Suomen Erillisverkot
- Company type: Public
- Industry: Wireless network management and services
- Founded: 1999
- Headquarters: Tekniikantie 4 D, Espoo, Finland
- Services: Data center services, telecommunications services, and situational awareness services for authorities and critical infrastructure operators
- Revenue: €87.1 million (2022)
- Operating income: -€13.8 million (2022)
- Owner: Finnish government (Prime Minister's Office)
- Number of employees: 351
- Website: www.erillisverkot.fi

= Suomen Erillisverkot =

Finnish state-owned special mission company

Suomen Erillisverkot is a wholly state-owned special mission company of Finland under the corporate governance of the Prime Minister's Office. It provides data center services, telecommunication services, and situational awareness services to authorities and critical infrastructure operators.

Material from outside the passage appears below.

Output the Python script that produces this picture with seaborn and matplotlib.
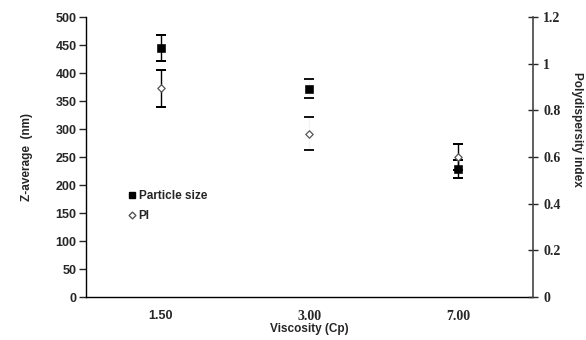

Its services include the Virve public safety radio network, the Krivat which supports cooperation between critical control centres, and the Johtotieto which provides information on the location of cables and wires.

Suomen Erillisverkot serves Finnish Defense Forces, Police of Finland, the Fire and Rescue Services, the social and health care sector, the Emergency Response Centre Agency, the Finnish Border Guard, state and municipal actors, as well as critical infrastructure companies.

The CEO of Suomen Erillisverkot is Timo Lehtimäki.